On Sun, Oct 23, 2011 at 3:28 PM, Benjamin Root <ben.r...@ou.edu> wrote:

>
>
> On Sunday, October 23, 2011, Nathaniel Smith <n...@pobox.com> wrote:
> > On Sun, Oct 23, 2011 at 12:53 PM, Charles R Harris
> > <charlesr.har...@gmail.com> wrote:
> >> On Sun, Oct 23, 2011 at 12:54 PM, Matthew Brett <
> matthew.br...@gmail.com>
> >> wrote:
> >>> I think this email might be a plea to the numpy steering group, and to
> >>> Travis in particular, to see if we can use a discussion of this series
> >>> of events to decide on a good way to proceed in future.
> >>
> >> Oh come, people had plenty to say, you and Nathaniel in particular.
> Mark
> >> pointed to the pull request, anyone who was interested could comment on
> it,
> >
> > Ah, this helps answer my initial question -- I can see how you might
> > have thought things were more resolved if you thought that we were
> > aware of the pull request and chose not to participate. That's a
> > reasonable source of confusion.
> >
> > But I (and presumably others) were unaware of the pull request,
> > because it turns out that actually Mark did *not* point to the pull
> > request, at least in email to either me or numpy-discussion. As far as
> > I can tell, the first time that pull request has ever been mentioned
> > on the list is in Pauli's email today. (I did worry I might have
> > missed it, so I just double-checked the archives for August 18-August
> > 27, which is the time period the pull request was open, and couldn't
> > find anything there.)
> >
> > (Also, for the record, I'd ask that next time you want to make sure
> > that there has been sufficient discussion on a controversial feature
> > that has "strong and reasonable opposition", you make more of an
> > effort to make sure that the relevant stakeholders are aware...?)
> >
> >> Benjamin Root did so, for instance. The fact things didn't go the way
> you
> >> wanted doesn't indicate insufficient discussion. And you are certainly
> >> welcome to put together an alternative and put up a pull request.
> >
> > In the interests of not turning this into a game of procedural
> > brinksmanship, can we agree that the point of pull requests and such
> > is to make sure that code which ends up in numpy releases generally
> > matches what the community wants?
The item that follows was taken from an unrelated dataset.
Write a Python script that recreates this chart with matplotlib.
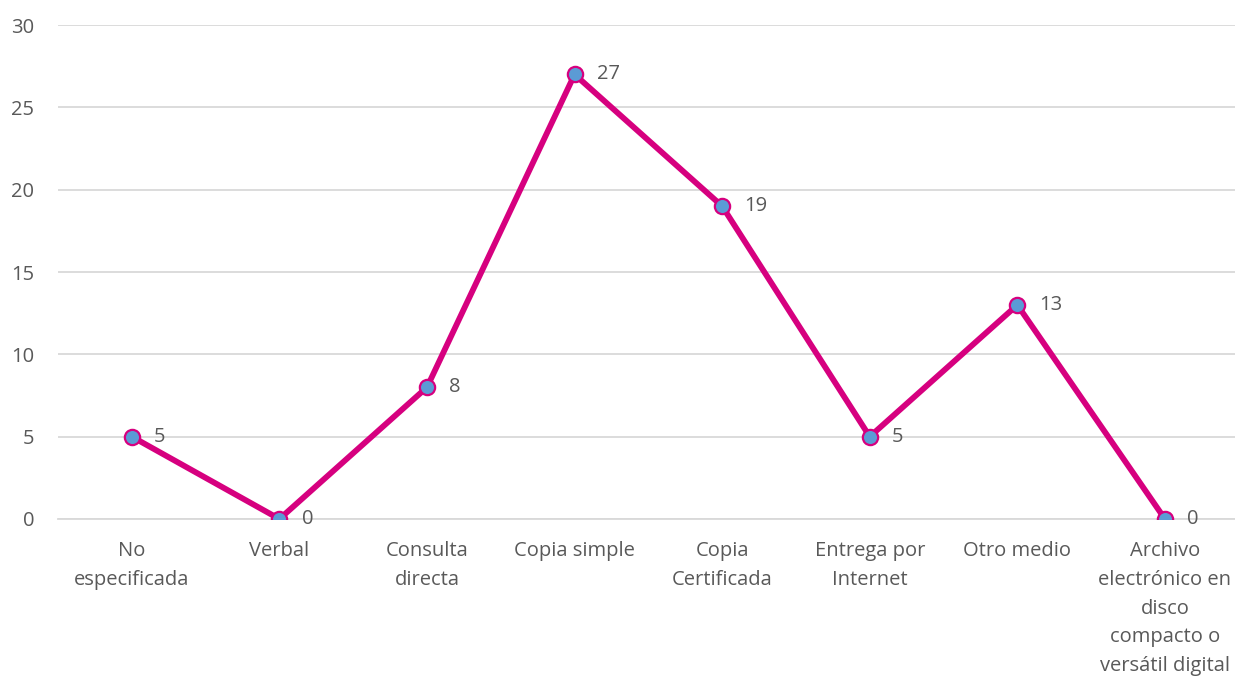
import matplotlib
matplotlib.use("Agg")
import matplotlib.pyplot as plt

categories = [
    "No\nespecificada",
    "Verbal",
    "Consulta\ndirecta",
    "Copia simple",
    "Copia\nCertificada",
    "Entrega por\nInternet",
    "Otro medio",
    "Archivo\nelectrónico en\ndisco\ncompacto o\nversátil digital",
]
values = [5, 0, 8, 27, 19, 5, 13, 0]
y_ticks = [0, 5, 10, 15, 20, 25, 30]

LINE = "#D6007F"
FACE = "#5B9BD5"
TEXT = "#595959"
GRID = "#D9D9D9"

plt.rcParams["font.family"] = ["Open Sans", "DejaVu Sans"]

fig = plt.figure(figsize=(12.35, 6.77), dpi=100)
ax = fig.add_axes([0.047, 0.2334, 0.956, 0.7296])

x = list(range(len(categories)))
ax.plot(x, values, color=LINE, linewidth=4.2, marker="o", markersize=11,
        markerfacecolor=FACE, markeredgecolor=LINE, markeredgewidth=1.6,
        zorder=3, solid_joinstyle="round")

for xi, v in zip(x, values):
    ax.annotate(str(v), (xi, v), xytext=(16, 0), textcoords="offset points",
                ha="left", va="center", fontsize=14.5, color=TEXT)

ax.set_xlim(-0.5, len(categories) - 0.5)
ax.set_ylim(0, 30)
ax.set_yticks(y_ticks)
ax.set_xticks(x)
ax.set_xticklabels(categories, linespacing=1.58)

ax.grid(axis="y", color=GRID, linewidth=1.3)
ax.set_axisbelow(True)
for side in ["top", "right", "left"]:
    ax.spines[side].set_visible(False)
ax.spines["bottom"].set_color(GRID)
ax.spines["bottom"].set_linewidth(1.3)

ax.tick_params(axis="both", length=0, labelsize=14.5, colors=TEXT)
ax.tick_params(axis="y", pad=17)
ax.tick_params(axis="x", pad=16)
for lbl in ax.get_xticklabels():
    lbl.set_verticalalignment("top")

fig.savefig("out.png", dpi=100)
Obviously the community has not
> > reached a consensus on this code and API, so I'll prepare a pull
> > request to temporarily revert the change, and we can work from there.
> >
> > -- Nathaniel
> >
>
> The discussion started on mark's branches, which was referred to several
> times in emails (that's how I started).  When it reached a particular level
> of maturity, a pull request was made and additional work went into it.  The
> initial discussion happened for quite a while.
>
> Plus, my understanding is that it isnt the full Nep, but the core parts
> (but I haven't checked in a while).
>
>
In its current state, it is a working implementation that can be used to
explore the API. Bit patterns are missing and the masks are handled at the
iterator level rather than in the low level ufunc loops, so it isn't
particularly fast. IIRC, Mark was careful to leave some hooks for further
development and also set things up so that in the future masks could be
adapted to allow different mask values with different interpretations.